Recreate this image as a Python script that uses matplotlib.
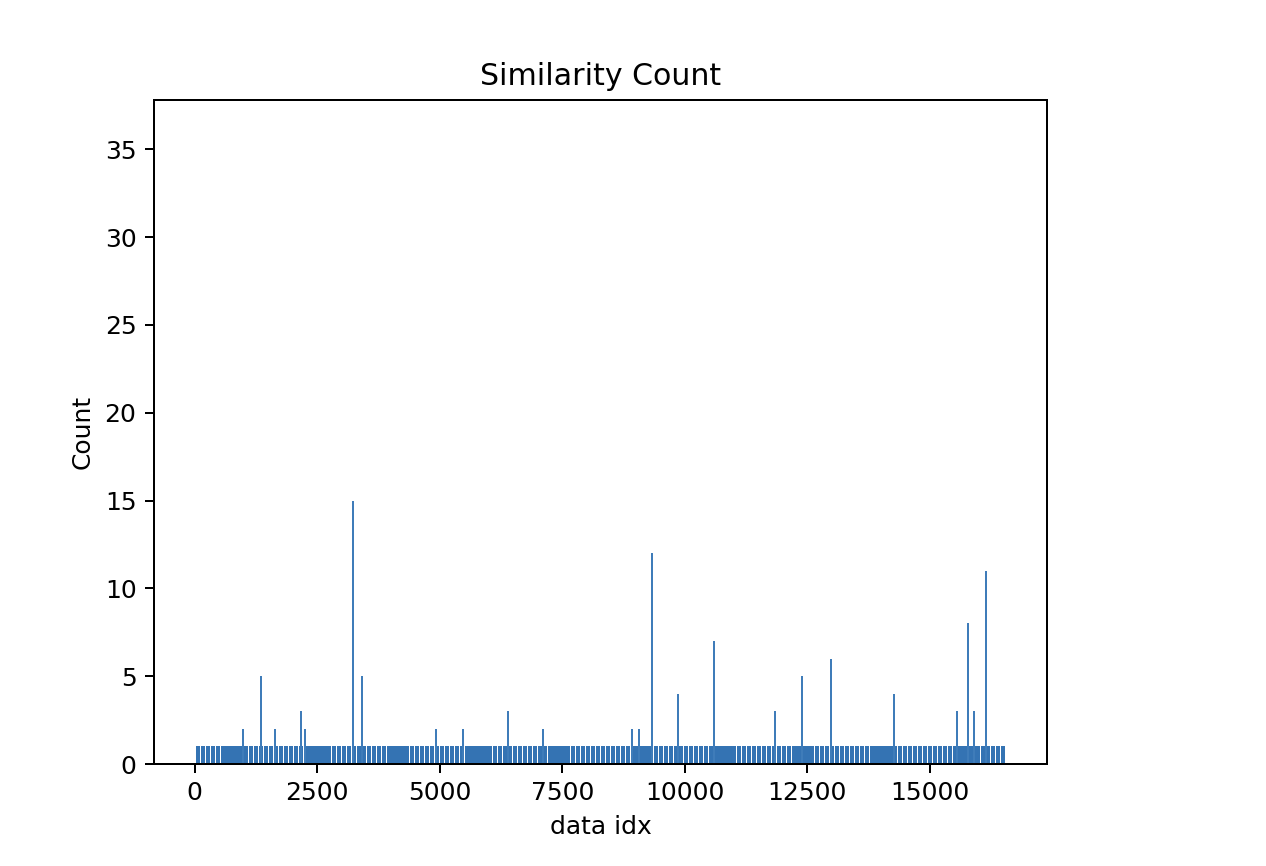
import numpy as np
import matplotlib
matplotlib.use('Agg')
import matplotlib.pyplot as plt

# number of data points, every idx has at least a count of 1
n_items = 16560

# indices with a higher similarity count
spike_idx = [995, 1363, 1649, 2167, 2242, 3230, 3414, 4922, 5477, 6391,
             7100, 8931, 9074, 9340, 9851, 10587, 11841, 12393, 12986,
             14265, 15561, 15778, 15894, 16140]
spike_count = [2, 5, 2, 3, 2, 15, 5, 2, 2, 3,
               2, 2, 2, 12, 4, 7, 3, 5, 6,
               4, 3, 8, 3, 11]

idx = np.arange(n_items)
counts = np.ones(n_items)
counts[spike_idx] = spike_count

s = 1.8  # scale of the original 640x480 figure
plt.rcParams['font.size'] = 10 * s
plt.rcParams['axes.linewidth'] = 0.8 * s
for a in ('xtick', 'ytick'):
    plt.rcParams[a + '.major.size'] = 3.5 * s
    plt.rcParams[a + '.major.width'] = 0.8 * s
    plt.rcParams[a + '.major.pad'] = 3.5 * s

fig = plt.figure(figsize=(12.66, 8.66), dpi=100)
ax = fig.add_axes([154 / 1266, (866 - 764) / 866, 893 / 1266, 664 / 866])

color = '#3473b3'
ax.bar(idx, counts, width=0.85, color=color)
# spikes drawn again a little wider so they survive the pixel grid
ax.bar(spike_idx, spike_count, width=41, color='#3f7cb9')

ax.set_ylim(0, 37.8)
ax.set_xlim(-828, 17387)
ax.set_yticks([0, 5, 10, 15, 20, 25, 30, 35])
ax.set_xticks([0, 2500, 5000, 7500, 10000, 12500, 15000])
ax.set_title('Similarity Count', pad=6 * s)
ax.set_xlabel('data idx', labelpad=4 * s)
ax.set_ylabel('Count', labelpad=4 * s)

fig.savefig('out.png', dpi=100)
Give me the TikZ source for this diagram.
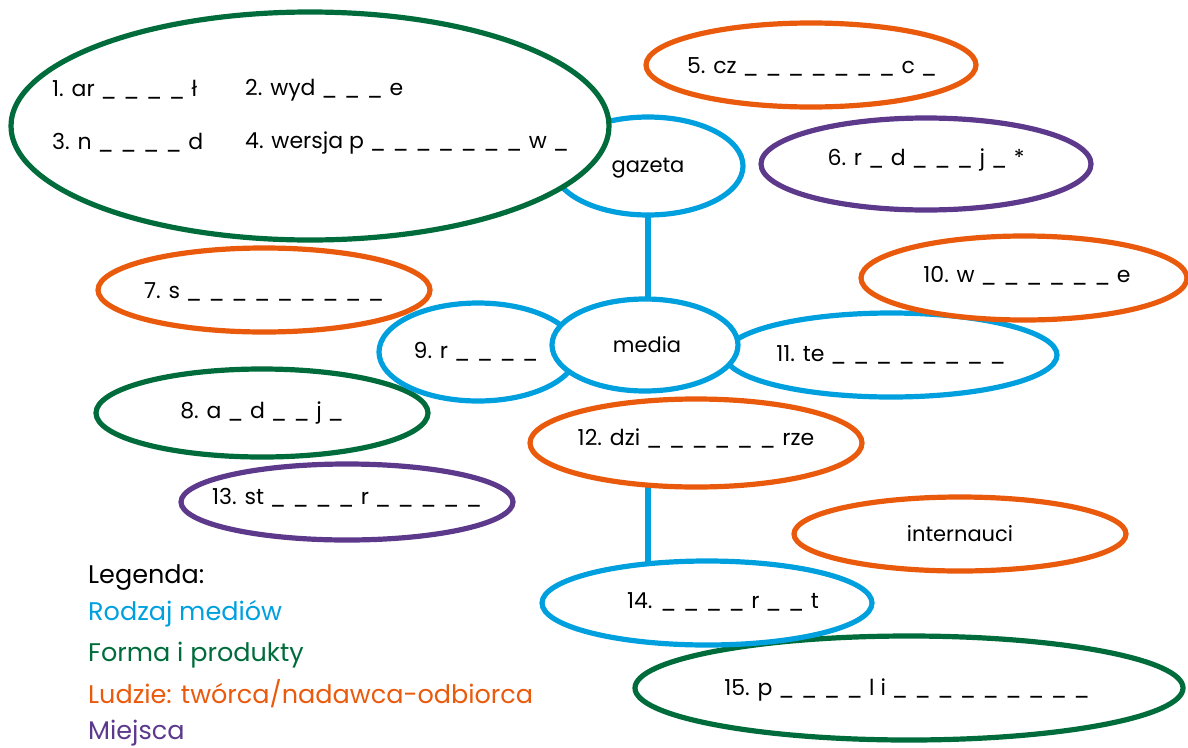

.....

→ **Request**
Return the records exactly. Don't carry the pictures over.

→ **Complete answer**
Recreate this image as a Python script that uses matplotlib.
import numpy as np
import matplotlib
matplotlib.use('Agg')
import matplotlib.pyplot as plt

# number of data points, every idx has at least a count of 1
n_items = 16560

# indices with a higher similarity count
spike_idx = [995, 1363, 1649, 2167, 2242, 3230, 3414, 4922, 5477, 6391,
             7100, 8931, 9074, 9340, 9851, 10587, 11841, 12393, 12986,
             14265, 15561, 15778, 15894, 16140]
spike_count = [2, 5, 2, 3, 2, 15, 5, 2, 2, 3,
               2, 2, 2, 12, 4, 7, 3, 5, 6,
               4, 3, 8, 3, 11]

idx = np.arange(n_items)
counts = np.ones(n_items)
counts[spike_idx] = spike_count

s = 1.8  # scale of the original 640x480 figure
plt.rcParams['font.size'] = 10 * s
plt.rcParams['axes.linewidth'] = 0.8 * s
for a in ('xtick', 'ytick'):
    plt.rcParams[a + '.major.size'] = 3.5 * s
    plt.rcParams[a + '.major.width'] = 0.8 * s
    plt.rcParams[a + '.major.pad'] = 3.5 * s

fig = plt.figure(figsize=(12.66, 8.66), dpi=100)
ax = fig.add_axes([154 / 1266, (866 - 764) / 866, 893 / 1266, 664 / 866])

color = '#3473b3'
ax.bar(idx, counts, width=0.85, color=color)
# spikes drawn again a little wider so they survive the pixel grid
ax.bar(spike_idx, spike_count, width=41, color='#3f7cb9')

ax.set_ylim(0, 37.8)
ax.set_xlim(-828, 17387)
ax.set_yticks([0, 5, 10, 15, 20, 25, 30, 35])
ax.set_xticks([0, 2500, 5000, 7500, 10000, 12500, 15000])
ax.set_title('Similarity Count', pad=6 * s)
ax.set_xlabel('data idx', labelpad=4 * s)
ax.set_ylabel('Count', labelpad=4 * s)

fig.savefig('out.png', dpi=100)
Give me the TikZ source for this diagram.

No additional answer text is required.